[start Data provided]

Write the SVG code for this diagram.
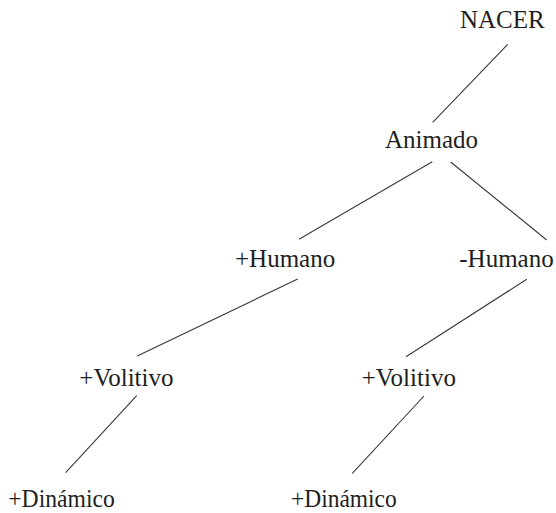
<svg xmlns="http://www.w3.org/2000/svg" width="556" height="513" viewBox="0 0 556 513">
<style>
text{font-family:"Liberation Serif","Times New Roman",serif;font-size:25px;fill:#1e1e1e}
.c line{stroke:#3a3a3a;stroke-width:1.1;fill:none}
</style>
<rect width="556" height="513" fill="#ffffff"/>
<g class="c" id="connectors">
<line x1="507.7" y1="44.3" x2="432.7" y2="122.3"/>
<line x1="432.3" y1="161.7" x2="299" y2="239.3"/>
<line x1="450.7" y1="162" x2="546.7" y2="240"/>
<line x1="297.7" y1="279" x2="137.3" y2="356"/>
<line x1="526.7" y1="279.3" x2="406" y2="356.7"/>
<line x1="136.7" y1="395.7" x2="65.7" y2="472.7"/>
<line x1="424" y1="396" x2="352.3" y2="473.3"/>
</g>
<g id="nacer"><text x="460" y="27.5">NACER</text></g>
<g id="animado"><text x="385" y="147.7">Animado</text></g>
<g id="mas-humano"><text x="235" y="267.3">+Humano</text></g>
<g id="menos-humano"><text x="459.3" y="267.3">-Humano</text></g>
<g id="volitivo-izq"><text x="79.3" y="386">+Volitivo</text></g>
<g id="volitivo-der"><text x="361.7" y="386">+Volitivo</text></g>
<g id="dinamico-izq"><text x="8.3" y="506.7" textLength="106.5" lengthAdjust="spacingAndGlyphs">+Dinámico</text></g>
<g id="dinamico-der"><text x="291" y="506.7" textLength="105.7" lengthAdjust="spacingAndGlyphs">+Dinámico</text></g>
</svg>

[end Data provided]

> _Your objective_
Print the complete listing exactly, apart from any pictures.

> _Solution below_
Write the SVG code for this diagram.
<svg xmlns="http://www.w3.org/2000/svg" width="556" height="513" viewBox="0 0 556 513">
<style>
text{font-family:"Liberation Serif","Times New Roman",serif;font-size:25px;fill:#1e1e1e}
.c line{stroke:#3a3a3a;stroke-width:1.1;fill:none}
</style>
<rect width="556" height="513" fill="#ffffff"/>
<g class="c" id="connectors">
<line x1="507.7" y1="44.3" x2="432.7" y2="122.3"/>
<line x1="432.3" y1="161.7" x2="299" y2="239.3"/>
<line x1="450.7" y1="162" x2="546.7" y2="240"/>
<line x1="297.7" y1="279" x2="137.3" y2="356"/>
<line x1="526.7" y1="279.3" x2="406" y2="356.7"/>
<line x1="136.7" y1="395.7" x2="65.7" y2="472.7"/>
<line x1="424" y1="396" x2="352.3" y2="473.3"/>
</g>
<g id="nacer"><text x="460" y="27.5">NACER</text></g>
<g id="animado"><text x="385" y="147.7">Animado</text></g>
<g id="mas-humano"><text x="235" y="267.3">+Humano</text></g>
<g id="menos-humano"><text x="459.3" y="267.3">-Humano</text></g>
<g id="volitivo-izq"><text x="79.3" y="386">+Volitivo</text></g>
<g id="volitivo-der"><text x="361.7" y="386">+Volitivo</text></g>
<g id="dinamico-izq"><text x="8.3" y="506.7" textLength="106.5" lengthAdjust="spacingAndGlyphs">+Dinámico</text></g>
<g id="dinamico-der"><text x="291" y="506.7" textLength="105.7" lengthAdjust="spacingAndGlyphs">+Dinámico</text></g>
</svg>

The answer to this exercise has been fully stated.